Michael Lonican, of Branthwaite near Workington, lives just 700m from former coal mine Potato Pot where London-based Airvolution wants to erect three 328ft wind turbines.
The 69-year-old, of Lostrigg Cottage, was too upset to give evidence on the first day of the planning inquiry at Workington yesterday.
He told the News & Star the development would “destroy my life”.
“I don’t think I could stand living there,” he said.
His wife Christine died several years ago but they used to sit together by the beck.
“She said it was like a little bit of heaven. This will destroy that thought.”
The inquiry was called following an appeal by Airvolution Energy after Allerdale Council failed to determine the application within the agreed time frame. Mr Lonican watched the proceedings but admitted that giving evidence himself would prove too much. “I would break down,” he said.
The planning inspector, John Braithwaite, who will make the final decision, had to call for quiet twice as angry residents tried to interject.
Among the most vocal was Robert Gate, 63, a farmer from Branthwaite.
Speaking during a break in proceedings, he said: “The nearness is my main objection. It would be unacceptable to live beside them or sit out in our gardens with the constant whirling and noise. I live and work on the land.”
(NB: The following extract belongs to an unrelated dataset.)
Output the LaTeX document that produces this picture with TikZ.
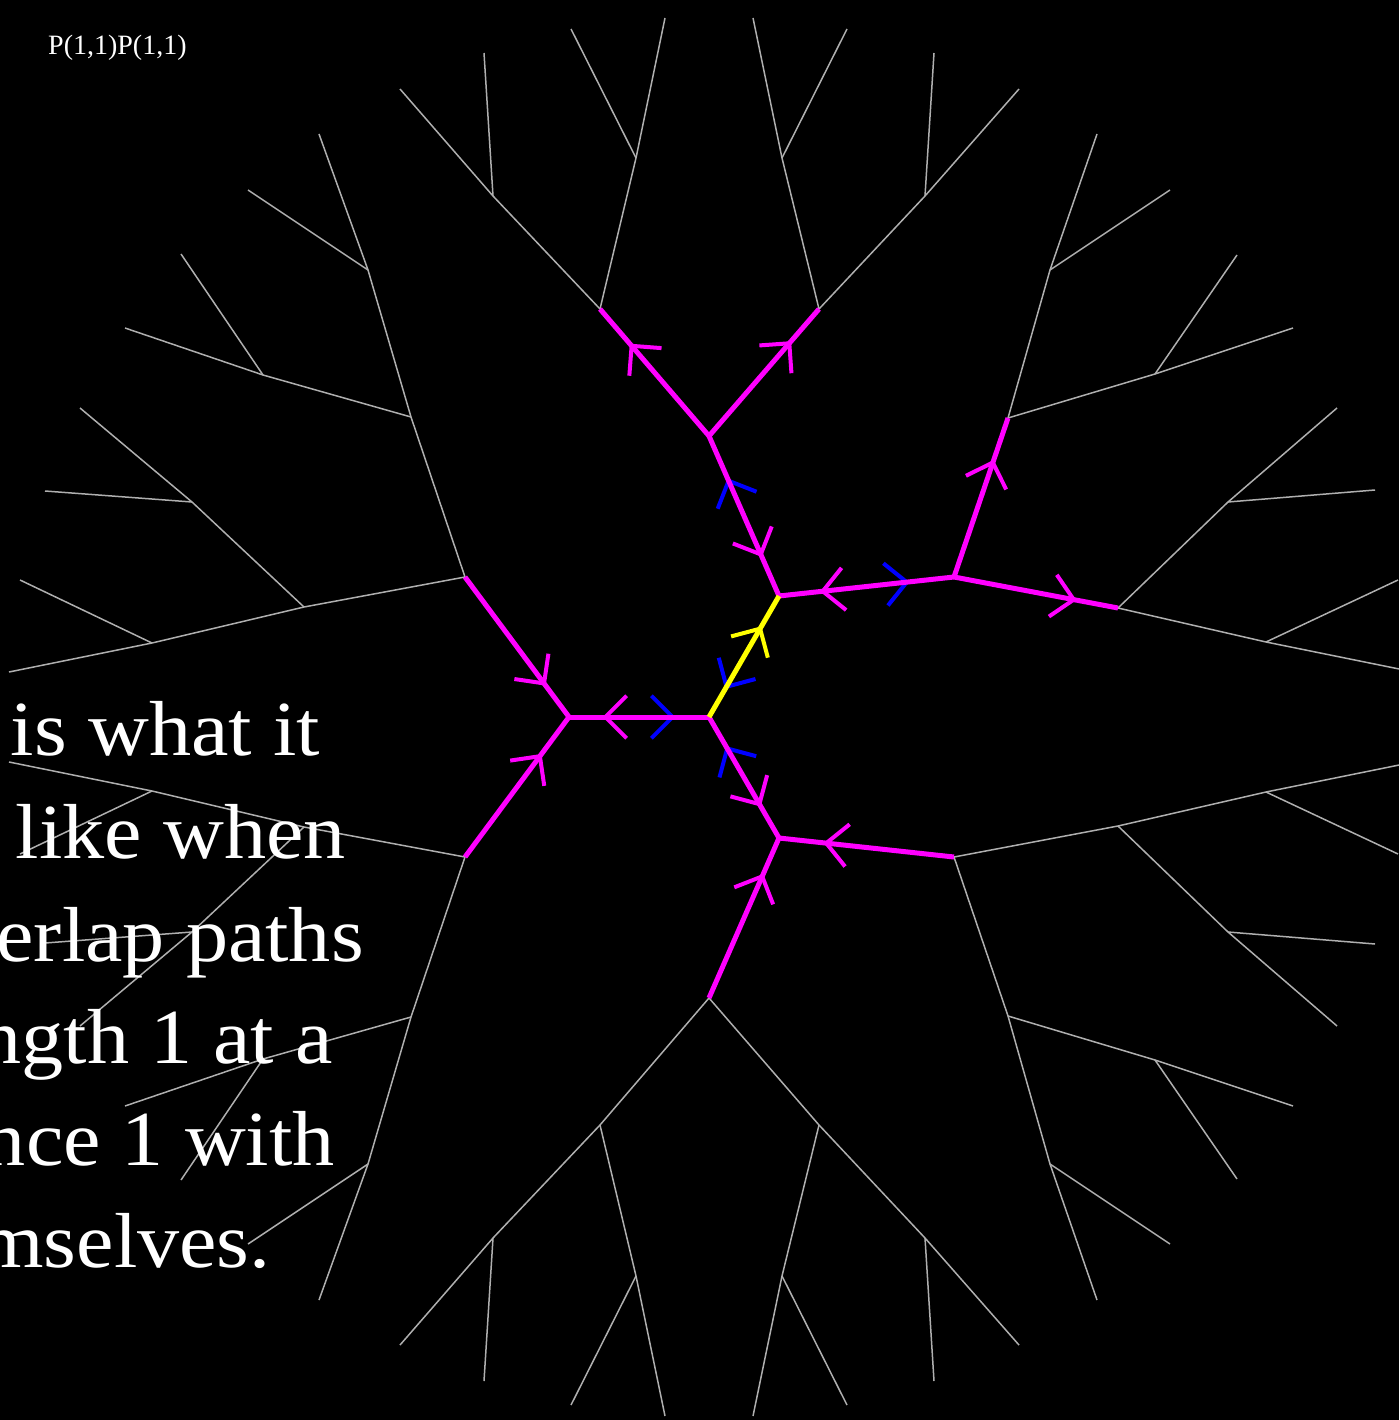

Nicky Cockburn, an Allerdale councillor for Broughton St Bridget, said Airvolution’s ornithological and cumulative impact survey did not show the full impact of the turbines.
She added that Airvolution had failed to include 34 other turbines in its assessment.
Mrs Cockburn was also concerned about the effect on bird life although there has been no objection from the RSPB.
Jonathan King, who gave expert landscape evidence, said the effect of the development on nearby properties would be “substantial” and “adverse”, particularly for those living at Gilgarran.
The inquiry is due to hear from residents and anti-wind farm protestors today, including Marion Fitzgerald of FORCE.
Allerdale Council has received 19 objections, including one from the county council. It has not had any letters of support.
The development would be visible from Gilgarran, Winscales, Pica, Distington, High Harrington, Ullock and Dean.
It would also be seen from Workington, Lamplugh, Lowca, Deanscales and Greysouthen, and from parts of the Lake District.
Residents in Lamplugh Road, Branthwaite, have objected on the grounds that “the scale of the turbines would be overwhelming and will dominate the landscape to an unacceptable degree.”
Meanwhile, another company, FCC Environment wants to erect four 324ft (99m) turbines close by on a landfill site at Lillyhall.
But David Hardy, representing Airvolution, said it was not right to refuse the scheme on the basis of something that might never happen.
A spokeswoman for Airvolution has previously said the project would generate green electricity for 25 years. It would meet the needs of 3,800 homes.